The Month that was: March 2026
April 6th ,2026

The Month that was: March 2026

Indian equity markets ended the month with sharp losses, on the back of geopolitical uncertainty around the war in middle east. The benchmark indices declined significantly, with the Sensex and Nifty falling by 11.5% and 11.3%, respectively. Broader markets faced steep corrections, with mid-cap and small-cap indices declining 10.9% and 10.2%, respectively. As far as sectoral performance is concerned, Banks, Realty, and Auto emerged as the key laggards. Globally also markets saw heavy declines, led by sharp fall in South Korea, Indonesia, and Japan, highlighting broader global pressure during the month.

Investor sentiment was heavily dampened by escalating global uncertainty surrounding the West Asia conflict, which pushed Brent crude oil prices up sharply, alongside a depreciating rupee . However, key positive developments included proactive government measures, such as reducing excise duties on petrol and diesel and issuing a Natural Gas Control Order to prioritize supply. Among other events, S&P Global revised India’s FY2027 GDP growth forecast upwards to 7.1%, and IEA countries agreed to release 400 million barrels of emergency oil reserves. The US Federal Reserve kept the Federal Funds rate unchanged within the 3.5-3.75% range. On the flows front, Foreign Portfolio Investors (FPIs) sold US$ 12.1 billion, while Domestic Institutional Investors (DIIs) bought US$ 15.4 billion during the month.

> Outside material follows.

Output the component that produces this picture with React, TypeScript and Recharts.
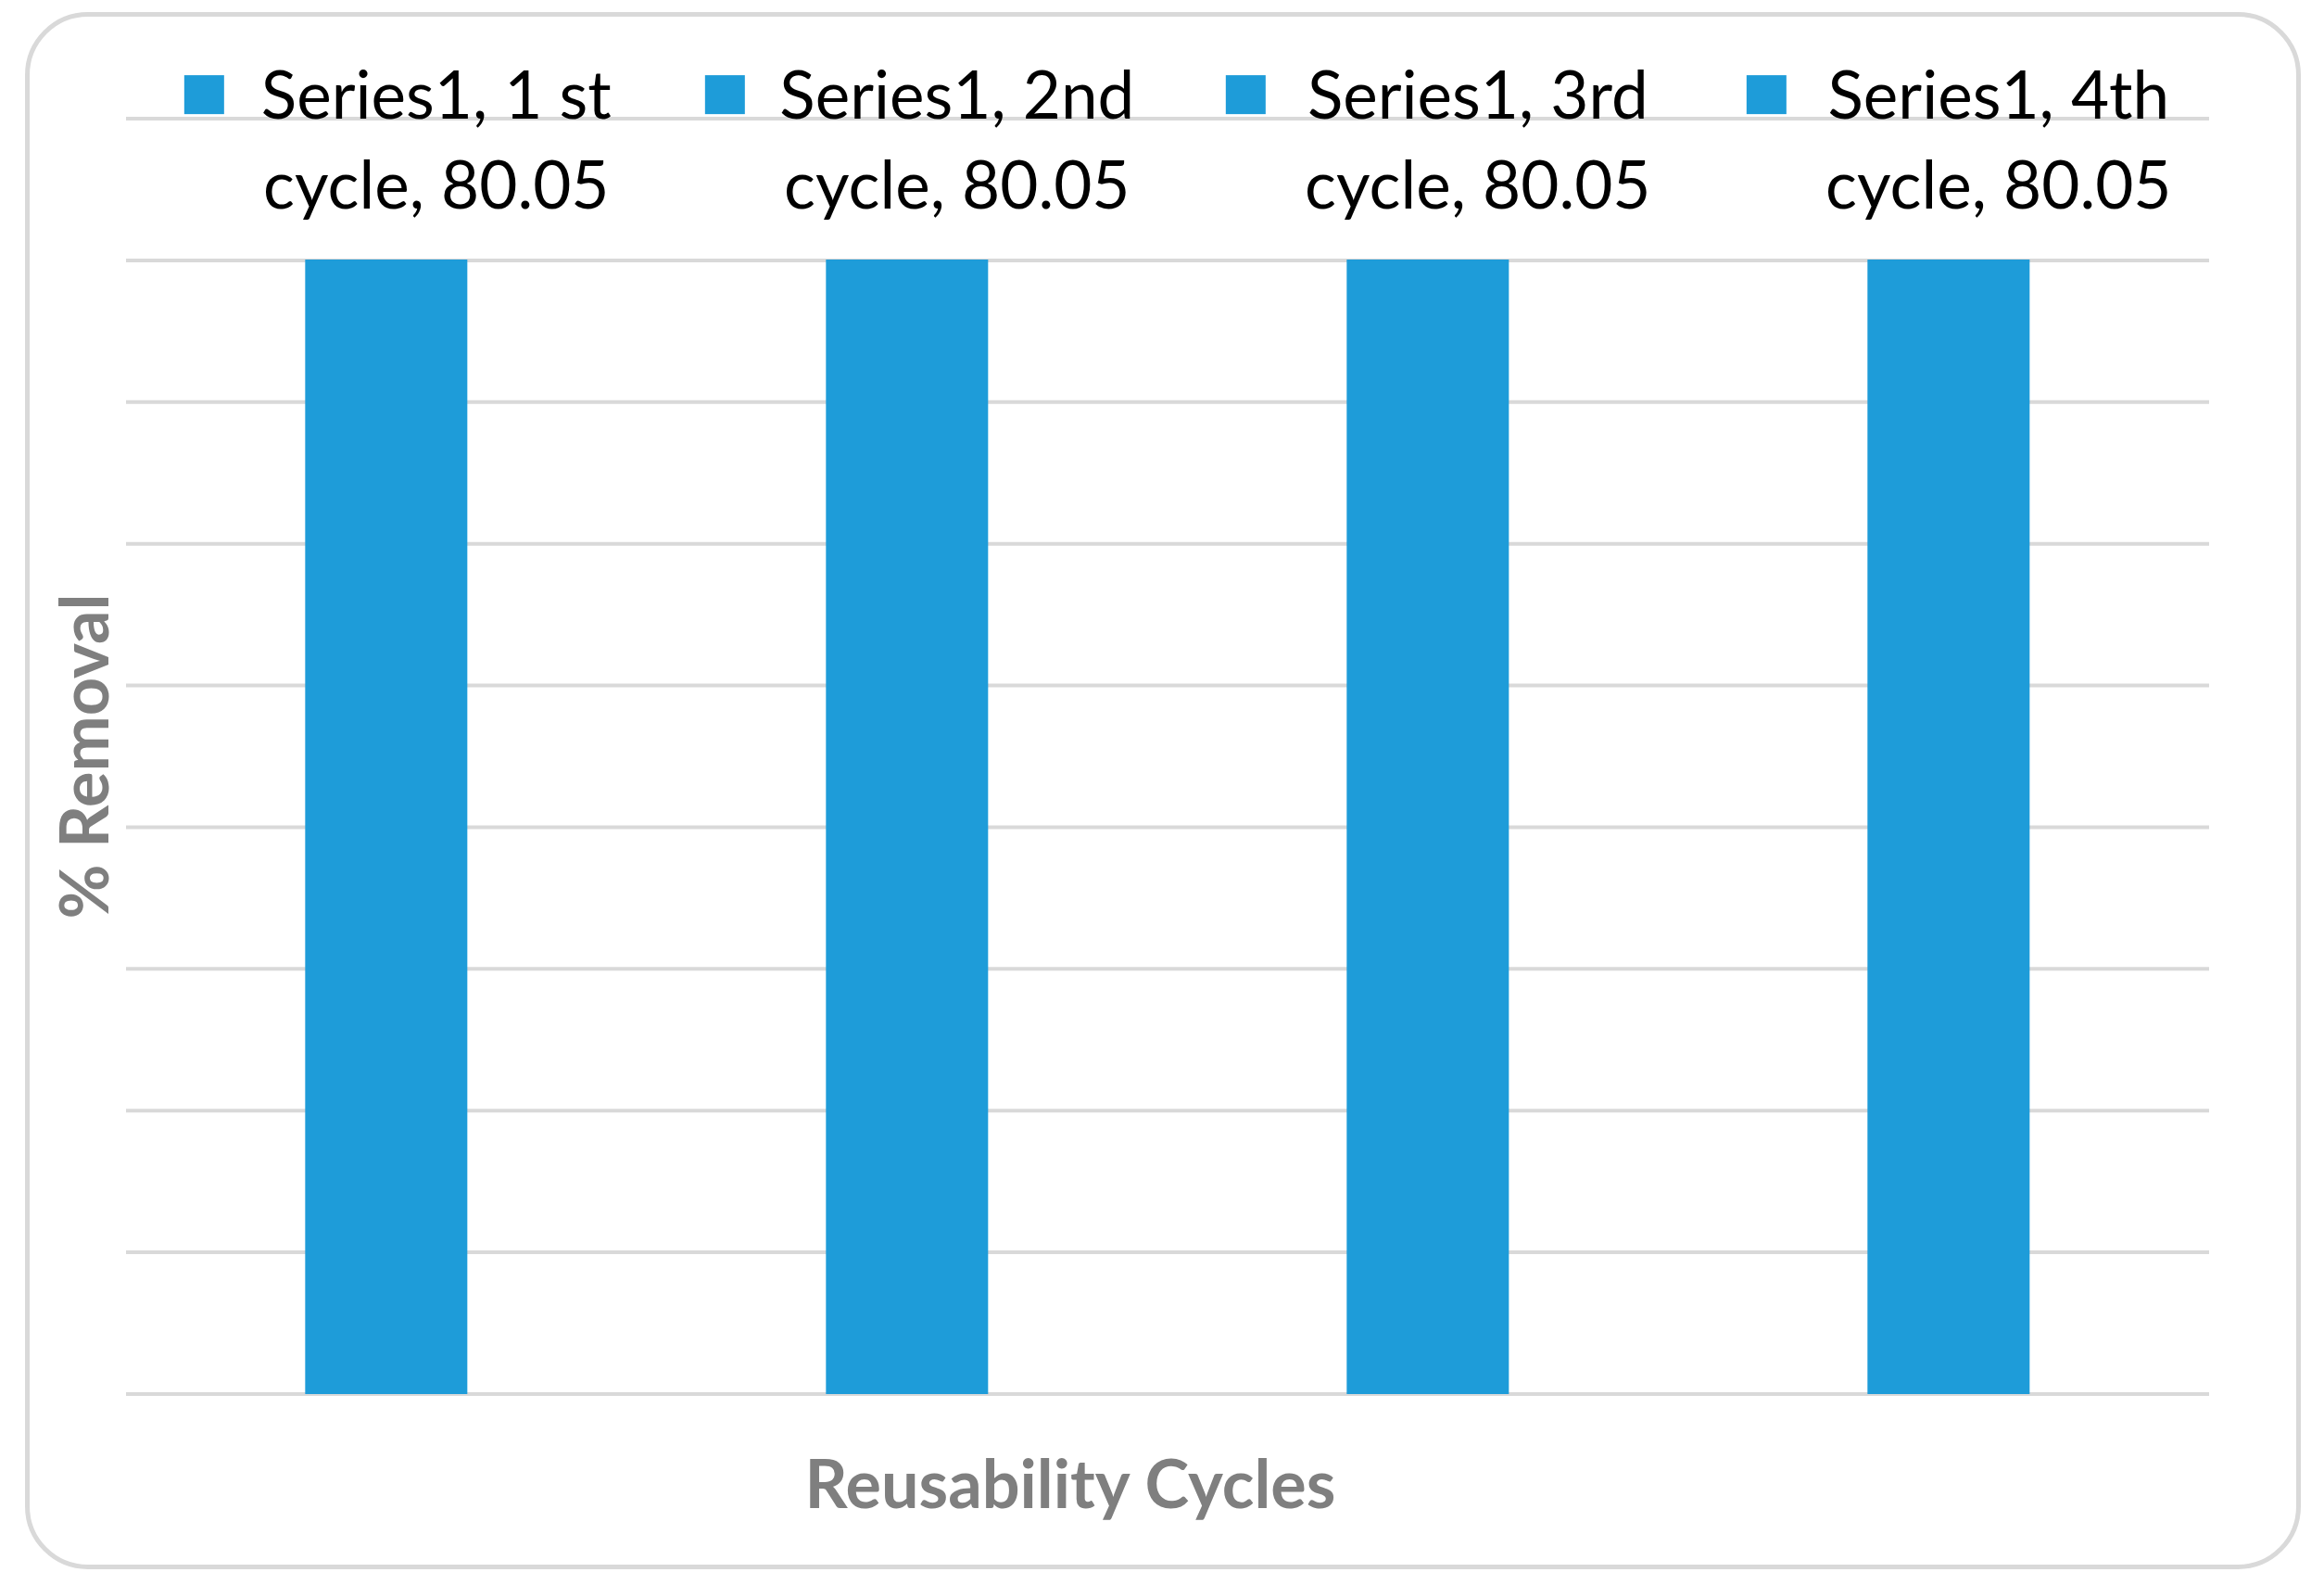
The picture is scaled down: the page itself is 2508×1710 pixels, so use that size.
import React from 'react'
import { BarChart, Bar, XAxis, YAxis, CartesianGrid, LabelList } from 'recharts'

const seriesName = 'Series1'
const ordinals = ['1 st', '2nd', '3rd', '4th']
const removal = [80.05, 80.05, 80.05, 80.05]
const yTicks = [0, 10, 20, 30, 40, 50, 60, 70, 80, 90]

const data = ordinals.map((o, i) => ({
  cycle: `${o} cycle`,
  ordinal: o,
  removal: removal[i],
}))

const BLUE = '#1E9CD9'
const GRID = '#D9D9D9'

function BarLabel(props: any) {
  const { x, y, width, index } = props
  const d = data[index]
  const cx = x + width / 2
  const tx = cx + 54
  return (
    <g>
      <rect x={cx - 218} y={y - 199} width={43} height={42} fill={BLUE} />
      <text
        x={tx}
        y={y - 152}
        textAnchor="middle"
        fontFamily="Lato, sans-serif"
        fontSize={71}
        fill="#000"
      >
        {`${seriesName}, ${d.ordinal}`}
      </text>
      <text
        x={tx}
        y={y - 55}
        textAnchor="middle"
        fontFamily="Lato, sans-serif"
        fontSize={71}
        fill="#000"
      >
        {`cycle, ${d.removal}`}
      </text>
    </g>
  )
}

const NoTick = () => <g />

export default function App() {
  return (
    <div
      style={{
        position: 'absolute',
        left: 0,
        top: 0,
        width: 2508,
        height: 1710,
        background: '#fff',
      }}
    >
      <div
        style={{
          position: 'absolute',
          left: 27,
          top: 13,
          width: 2456,
          height: 1680,
          boxSizing: 'border-box',
          border: `5px solid ${GRID}`,
          borderRadius: 68,
        }}
      />
      <BarChart
        width={2508}
        height={1710}
        data={data}
        margin={{ top: 128, right: 124, bottom: 206, left: 136 }}
        barCategoryGap="34.4%"
        style={{ position: 'absolute', left: 0, top: 0 }}
      >
        <CartesianGrid vertical={false} stroke={GRID} strokeWidth={4} />
        <XAxis dataKey="cycle" hide />
        <YAxis
          domain={[0, 90]}
          ticks={yTicks}
          interval={0}
          width={0}
          tick={<NoTick />}
          axisLine={false}
          tickLine={false}
        />
        <Bar dataKey="removal" fill={BLUE} isAnimationActive={false}>
          <LabelList dataKey="removal" content={<BarLabel />} />
        </Bar>
        <text
          x={1155}
          y={1627}
          textAnchor="middle"
          fontFamily="Lato, sans-serif"
          fontWeight={700}
          fontSize={72}
          fill="#7F7F7F"
        >
          Reusability Cycles
        </text>
        <text
          x={117}
          y={816}
          transform="rotate(-90 117 816)"
          textAnchor="middle"
          fontFamily="Lato, sans-serif"
          fontWeight={700}
          fontSize={72}
          fill="#7F7F7F"
        >
          % Removal
        </text>
      </BarChart>
    </div>
  )
}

Market Outlook: Looking ahead, Indian equity markets may navigate volatility stemming from ongoing geopolitical tensions in West Asia, sharp swings in crude oil prices, and currency fluctuations. However, proactive government interventions to manage fuel prices, steady GDP growth forecasts, and robust support from domestic institutional investors provide a strong foundation for the markets. Importantly, post the market correction, valuation multiples have come off significantly with Nifty50 Index trading below 10 year average multiples. The structural tailwinds, combined with potential for accelerating growth position the market well to absorb external shocks and support a potential recovery in sentiment over the medium term once tensions in West Asia subside.